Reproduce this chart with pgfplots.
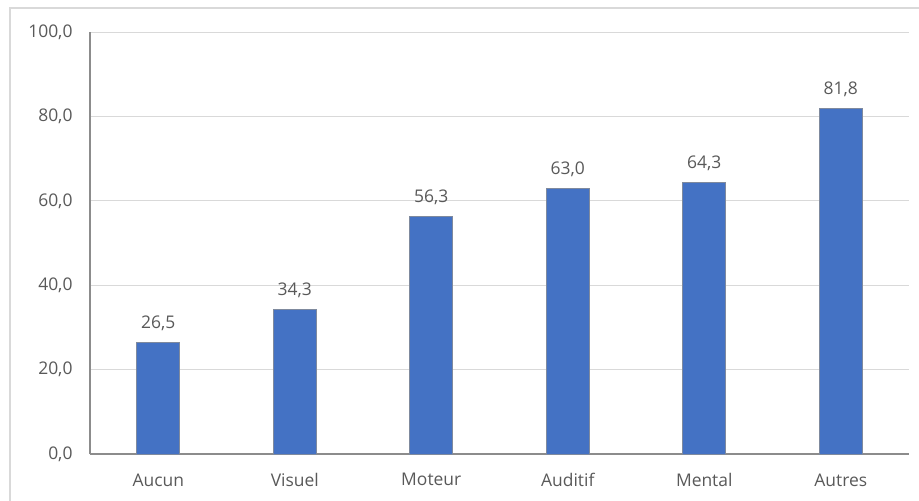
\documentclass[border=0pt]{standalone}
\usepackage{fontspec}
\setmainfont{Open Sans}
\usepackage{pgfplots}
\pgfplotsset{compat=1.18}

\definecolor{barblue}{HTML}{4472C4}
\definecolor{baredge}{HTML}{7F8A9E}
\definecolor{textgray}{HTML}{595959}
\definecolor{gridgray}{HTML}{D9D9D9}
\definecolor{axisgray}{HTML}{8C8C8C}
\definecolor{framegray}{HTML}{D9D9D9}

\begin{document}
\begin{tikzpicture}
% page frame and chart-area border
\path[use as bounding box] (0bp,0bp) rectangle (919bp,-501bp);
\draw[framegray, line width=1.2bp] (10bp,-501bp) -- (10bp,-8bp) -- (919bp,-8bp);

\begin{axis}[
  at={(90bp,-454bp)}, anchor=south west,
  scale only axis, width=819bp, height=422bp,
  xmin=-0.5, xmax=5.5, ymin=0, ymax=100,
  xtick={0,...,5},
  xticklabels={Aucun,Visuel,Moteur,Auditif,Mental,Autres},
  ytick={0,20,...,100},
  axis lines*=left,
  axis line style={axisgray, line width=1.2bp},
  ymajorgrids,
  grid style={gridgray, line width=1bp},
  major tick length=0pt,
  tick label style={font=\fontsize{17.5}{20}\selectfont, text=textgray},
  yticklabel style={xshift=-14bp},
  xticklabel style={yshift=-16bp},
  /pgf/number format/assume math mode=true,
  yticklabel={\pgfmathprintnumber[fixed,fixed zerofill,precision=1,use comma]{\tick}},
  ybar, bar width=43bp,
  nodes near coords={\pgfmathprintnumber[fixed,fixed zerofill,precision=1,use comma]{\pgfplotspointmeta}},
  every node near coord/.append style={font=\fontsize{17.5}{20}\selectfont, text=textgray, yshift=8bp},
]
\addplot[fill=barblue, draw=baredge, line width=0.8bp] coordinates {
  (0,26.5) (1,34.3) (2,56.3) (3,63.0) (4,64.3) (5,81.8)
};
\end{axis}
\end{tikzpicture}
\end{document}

[PROBLEM DETAILS]: Extract all the data above exactly, excluding every picture.

[EXERCISE SOLUTION]:
Reproduce this chart with pgfplots.
\documentclass[border=0pt]{standalone}
\usepackage{fontspec}
\setmainfont{Open Sans}
\usepackage{pgfplots}
\pgfplotsset{compat=1.18}

\definecolor{barblue}{HTML}{4472C4}
\definecolor{baredge}{HTML}{7F8A9E}
\definecolor{textgray}{HTML}{595959}
\definecolor{gridgray}{HTML}{D9D9D9}
\definecolor{axisgray}{HTML}{8C8C8C}
\definecolor{framegray}{HTML}{D9D9D9}

\begin{document}
\begin{tikzpicture}
% page frame and chart-area border
\path[use as bounding box] (0bp,0bp) rectangle (919bp,-501bp);
\draw[framegray, line width=1.2bp] (10bp,-501bp) -- (10bp,-8bp) -- (919bp,-8bp);

\begin{axis}[
  at={(90bp,-454bp)}, anchor=south west,
  scale only axis, width=819bp, height=422bp,
  xmin=-0.5, xmax=5.5, ymin=0, ymax=100,
  xtick={0,...,5},
  xticklabels={Aucun,Visuel,Moteur,Auditif,Mental,Autres},
  ytick={0,20,...,100},
  axis lines*=left,
  axis line style={axisgray, line width=1.2bp},
  ymajorgrids,
  grid style={gridgray, line width=1bp},
  major tick length=0pt,
  tick label style={font=\fontsize{17.5}{20}\selectfont, text=textgray},
  yticklabel style={xshift=-14bp},
  xticklabel style={yshift=-16bp},
  /pgf/number format/assume math mode=true,
  yticklabel={\pgfmathprintnumber[fixed,fixed zerofill,precision=1,use comma]{\tick}},
  ybar, bar width=43bp,
  nodes near coords={\pgfmathprintnumber[fixed,fixed zerofill,precision=1,use comma]{\pgfplotspointmeta}},
  every node near coord/.append style={font=\fontsize{17.5}{20}\selectfont, text=textgray, yshift=8bp},
]
\addplot[fill=barblue, draw=baredge, line width=0.8bp] coordinates {
  (0,26.5) (1,34.3) (2,56.3) (3,63.0) (4,64.3) (5,81.8)
};
\end{axis}
\end{tikzpicture}
\end{document}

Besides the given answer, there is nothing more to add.